== DATA SHOWN

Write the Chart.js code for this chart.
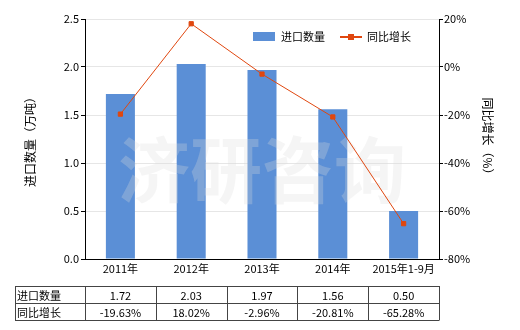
<!DOCTYPE html>
<html>
<head>
<meta charset="utf-8">
<script src="https://cdn.jsdelivr.net/npm/chart.js@4.4.0/dist/chart.umd.min.js"></script>
<style>
  html, body { margin: 0; padding: 0; background: #fff; }
  canvas { display: block; }
</style>
</head>
<body>
<canvas id="chart" width="520" height="330"></canvas>
<script>
const categories = ['2011年', '2012年', '2013年', '2014年', '2015年1-9月'];
const importQty = [1.72, 2.03, 1.97, 1.56, 0.50];
const yoyGrowth = [-19.63, 18.02, -2.96, -20.81, -65.28];
const qtyLabel = '进口数量';
const growthLabel = '同比增长';

const FONT = "'Noto Sans CJK SC', 'DejaVu Sans', sans-serif";
const BAR_COLOR = '#5b8fd6';
const LINE_COLOR = '#e0470f';

// watermark, legend, axis titles and the data table under the chart
const extras = {
    id: 'extras',
    afterDatasetDraw(chart, args) {
        if (args.meta.type !== 'bar') return;
        const ctx = chart.ctx;
        ctx.save();
        ctx.font = 'bold 72px ' + FONT;
        ctx.fillStyle = 'rgba(220,220,220,0.28)';
        ctx.textAlign = 'center';
        ctx.textBaseline = 'middle';
        ctx.fillText('济研咨询', 262, 170);
        ctx.restore();
    },
    afterDraw(chart) {
        const ctx = chart.ctx;
        const x = chart.scales.x;
        const area = chart.chartArea;
        ctx.save();
        ctx.font = '11px ' + FONT;
        ctx.fillStyle = '#000';
        ctx.textBaseline = 'middle';

        // legend
        ctx.fillStyle = BAR_COLOR;
        ctx.fillRect(253, 32, 22, 9);
        ctx.fillStyle = '#000';
        ctx.fillText(qtyLabel, 281, 37);
        ctx.strokeStyle = LINE_COLOR;
        ctx.lineWidth = 2;
        ctx.beginPath(); ctx.moveTo(340, 37); ctx.lineTo(362, 37); ctx.stroke();
        ctx.fillStyle = LINE_COLOR;
        ctx.fillRect(348, 34, 6, 6);
        ctx.fillStyle = '#000';
        ctx.fillText(growthLabel, 367, 37);

        // axis titles
        ctx.font = '12px ' + FONT;
        ctx.textAlign = 'center';
        ctx.save();
        ctx.translate(30, 139);
        ctx.rotate(-Math.PI / 2);
        ctx.fillText('进口数量（万吨）', 0, 0);
        ctx.restore();
        ctx.save();
        ctx.translate(488, 139);
        ctx.rotate(Math.PI / 2);
        ctx.fillText('同比增长（%）', 0, 0);
        ctx.restore();

        // data table
        const top = 286, rowH = 17, left = 15;
        const colW = (area.right - area.left) / categories.length;
        ctx.strokeStyle = '#444';
        ctx.lineWidth = 1;
        ctx.beginPath();
        for (let r = 0; r <= 2; r++) {
            ctx.moveTo(left, top + r * rowH + 0.5);
            ctx.lineTo(area.right + 0.5, top + r * rowH + 0.5);
        }
        ctx.moveTo(left + 0.5, top); ctx.lineTo(left + 0.5, top + 2 * rowH);
        for (let c = 0; c <= categories.length; c++) {
            const cx = Math.round(area.left + c * colW) + 0.5;
            ctx.moveTo(cx, top); ctx.lineTo(cx, top + 2 * rowH);
        }
        ctx.stroke();

        ctx.font = '11px ' + FONT;
        ctx.textAlign = 'left';
        ctx.fillText(qtyLabel, left + 2, top + rowH / 2 + 1);
        ctx.fillText(growthLabel, left + 2, top + rowH * 1.5 + 1);
        ctx.textAlign = 'center';
        categories.forEach((c, i) => {
            const cx = x.getPixelForValue(i);
            ctx.fillText(importQty[i].toFixed(2), cx, top + rowH / 2 + 1);
            ctx.fillText(yoyGrowth[i].toFixed(2) + '%', cx, top + rowH * 1.5 + 1);
        });
        ctx.restore();
    }
};

const ctx = document.getElementById('chart').getContext('2d');

new Chart(ctx, {
    type: 'bar',
    data: {
        labels: categories,
        datasets: [{
            type: 'line',
            label: growthLabel,
            data: yoyGrowth,
            yAxisID: 'y1',
            borderColor: LINE_COLOR,
            backgroundColor: LINE_COLOR,
            borderWidth: 1,
            pointStyle: 'rect',
            pointRadius: 3,
            order: 0
        }, {
            label: qtyLabel,
            data: importQty,
            yAxisID: 'y',
            backgroundColor: BAR_COLOR,
            barPercentage: 0.41,
            categoryPercentage: 1,
            order: 1
        }]
    },
    options: {
        responsive: false,
        animation: false,
        layout: { padding: { left: 0, right: 0, top: 19, bottom: 45 } },
        plugins: {
            legend: { display: false },
            tooltip: { enabled: false }
        },
        scales: {
            x: {
                grid: { display: false, drawTicks: false },
                border: { display: true, color: '#000' },
                ticks: { color: '#000', font: { family: FONT, size: 11 }, padding: 3, maxRotation: 0 },
                afterFit(s) { s.height = 26; }
            },
            y: {
                position: 'left',
                min: 0,
                max: 2.5,
                ticks: {
                    stepSize: 0.5,
                    color: '#000',
                    font: { family: FONT, size: 11 },
                    padding: 2,
                    callback: v => v.toFixed(1)
                },
                grid: { color: '#e6e6e6', tickColor: '#000', tickLength: 4 },
                border: { display: true, color: '#000' },
                afterFit(s) { s.width = 85; }
            },
            y1: {
                position: 'right',
                min: -80,
                max: 20,
                ticks: {
                    stepSize: 20,
                    color: '#000',
                    font: { family: FONT, size: 11 },
                    padding: 1,
                    callback: v => v + '%'
                },
                grid: { drawOnChartArea: false, tickColor: '#000', tickLength: 4 },
                border: { display: true, color: '#000' },
                afterFit(s) { s.width = 81; }
            }
        }
    },
    plugins: [extras]
});
</script>
</body>
</html>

====

» SHORT EXERCISE:
Omit every picture, then repeat the remaining data exactly as it appears above.

» CORRECT OUTPUT:
Write the Chart.js code for this chart.
<!DOCTYPE html>
<html>
<head>
<meta charset="utf-8">
<script src="https://cdn.jsdelivr.net/npm/chart.js@4.4.0/dist/chart.umd.min.js"></script>
<style>
  html, body { margin: 0; padding: 0; background: #fff; }
  canvas { display: block; }
</style>
</head>
<body>
<canvas id="chart" width="520" height="330"></canvas>
<script>
const categories = ['2011年', '2012年', '2013年', '2014年', '2015年1-9月'];
const importQty = [1.72, 2.03, 1.97, 1.56, 0.50];
const yoyGrowth = [-19.63, 18.02, -2.96, -20.81, -65.28];
const qtyLabel = '进口数量';
const growthLabel = '同比增长';

const FONT = "'Noto Sans CJK SC', 'DejaVu Sans', sans-serif";
const BAR_COLOR = '#5b8fd6';
const LINE_COLOR = '#e0470f';

// watermark, legend, axis titles and the data table under the chart
const extras = {
    id: 'extras',
    afterDatasetDraw(chart, args) {
        if (args.meta.type !== 'bar') return;
        const ctx = chart.ctx;
        ctx.save();
        ctx.font = 'bold 72px ' + FONT;
        ctx.fillStyle = 'rgba(220,220,220,0.28)';
        ctx.textAlign = 'center';
        ctx.textBaseline = 'middle';
        ctx.fillText('济研咨询', 262, 170);
        ctx.restore();
    },
    afterDraw(chart) {
        const ctx = chart.ctx;
        const x = chart.scales.x;
        const area = chart.chartArea;
        ctx.save();
        ctx.font = '11px ' + FONT;
        ctx.fillStyle = '#000';
        ctx.textBaseline = 'middle';

        // legend
        ctx.fillStyle = BAR_COLOR;
        ctx.fillRect(253, 32, 22, 9);
        ctx.fillStyle = '#000';
        ctx.fillText(qtyLabel, 281, 37);
        ctx.strokeStyle = LINE_COLOR;
        ctx.lineWidth = 2;
        ctx.beginPath(); ctx.moveTo(340, 37); ctx.lineTo(362, 37); ctx.stroke();
        ctx.fillStyle = LINE_COLOR;
        ctx.fillRect(348, 34, 6, 6);
        ctx.fillStyle = '#000';
        ctx.fillText(growthLabel, 367, 37);

        // axis titles
        ctx.font = '12px ' + FONT;
        ctx.textAlign = 'center';
        ctx.save();
        ctx.translate(30, 139);
        ctx.rotate(-Math.PI / 2);
        ctx.fillText('进口数量（万吨）', 0, 0);
        ctx.restore();
        ctx.save();
        ctx.translate(488, 139);
        ctx.rotate(Math.PI / 2);
        ctx.fillText('同比增长（%）', 0, 0);
        ctx.restore();

        // data table
        const top = 286, rowH = 17, left = 15;
        const colW = (area.right - area.left) / categories.length;
        ctx.strokeStyle = '#444';
        ctx.lineWidth = 1;
        ctx.beginPath();
        for (let r = 0; r <= 2; r++) {
            ctx.moveTo(left, top + r * rowH + 0.5);
            ctx.lineTo(area.right + 0.5, top + r * rowH + 0.5);
        }
        ctx.moveTo(left + 0.5, top); ctx.lineTo(left + 0.5, top + 2 * rowH);
        for (let c = 0; c <= categories.length; c++) {
            const cx = Math.round(area.left + c * colW) + 0.5;
            ctx.moveTo(cx, top); ctx.lineTo(cx, top + 2 * rowH);
        }
        ctx.stroke();

        ctx.font = '11px ' + FONT;
        ctx.textAlign = 'left';
        ctx.fillText(qtyLabel, left + 2, top + rowH / 2 + 1);
        ctx.fillText(growthLabel, left + 2, top + rowH * 1.5 + 1);
        ctx.textAlign = 'center';
        categories.forEach((c, i) => {
            const cx = x.getPixelForValue(i);
            ctx.fillText(importQty[i].toFixed(2), cx, top + rowH / 2 + 1);
            ctx.fillText(yoyGrowth[i].toFixed(2) + '%', cx, top + rowH * 1.5 + 1);
        });
        ctx.restore();
    }
};

const ctx = document.getElementById('chart').getContext('2d');

new Chart(ctx, {
    type: 'bar',
    data: {
        labels: categories,
        datasets: [{
            type: 'line',
            label: growthLabel,
            data: yoyGrowth,
            yAxisID: 'y1',
            borderColor: LINE_COLOR,
            backgroundColor: LINE_COLOR,
            borderWidth: 1,
            pointStyle: 'rect',
            pointRadius: 3,
            order: 0
        }, {
            label: qtyLabel,
            data: importQty,
            yAxisID: 'y',
            backgroundColor: BAR_COLOR,
            barPercentage: 0.41,
            categoryPercentage: 1,
            order: 1
        }]
    },
    options: {
        responsive: false,
        animation: false,
        layout: { padding: { left: 0, right: 0, top: 19, bottom: 45 } },
        plugins: {
            legend: { display: false },
            tooltip: { enabled: false }
        },
        scales: {
            x: {
                grid: { display: false, drawTicks: false },
                border: { display: true, color: '#000' },
                ticks: { color: '#000', font: { family: FONT, size: 11 }, padding: 3, maxRotation: 0 },
                afterFit(s) { s.height = 26; }
            },
            y: {
                position: 'left',
                min: 0,
                max: 2.5,
                ticks: {
                    stepSize: 0.5,
                    color: '#000',
                    font: { family: FONT, size: 11 },
                    padding: 2,
                    callback: v => v.toFixed(1)
                },
                grid: { color: '#e6e6e6', tickColor: '#000', tickLength: 4 },
                border: { display: true, color: '#000' },
                afterFit(s) { s.width = 85; }
            },
            y1: {
                position: 'right',
                min: -80,
                max: 20,
                ticks: {
                    stepSize: 20,
                    color: '#000',
                    font: { family: FONT, size: 11 },
                    padding: 1,
                    callback: v => v + '%'
                },
                grid: { drawOnChartArea: false, tickColor: '#000', tickLength: 4 },
                border: { display: true, color: '#000' },
                afterFit(s) { s.width = 81; }
            }
        }
    },
    plugins: [extras]
});
</script>
</body>
</html>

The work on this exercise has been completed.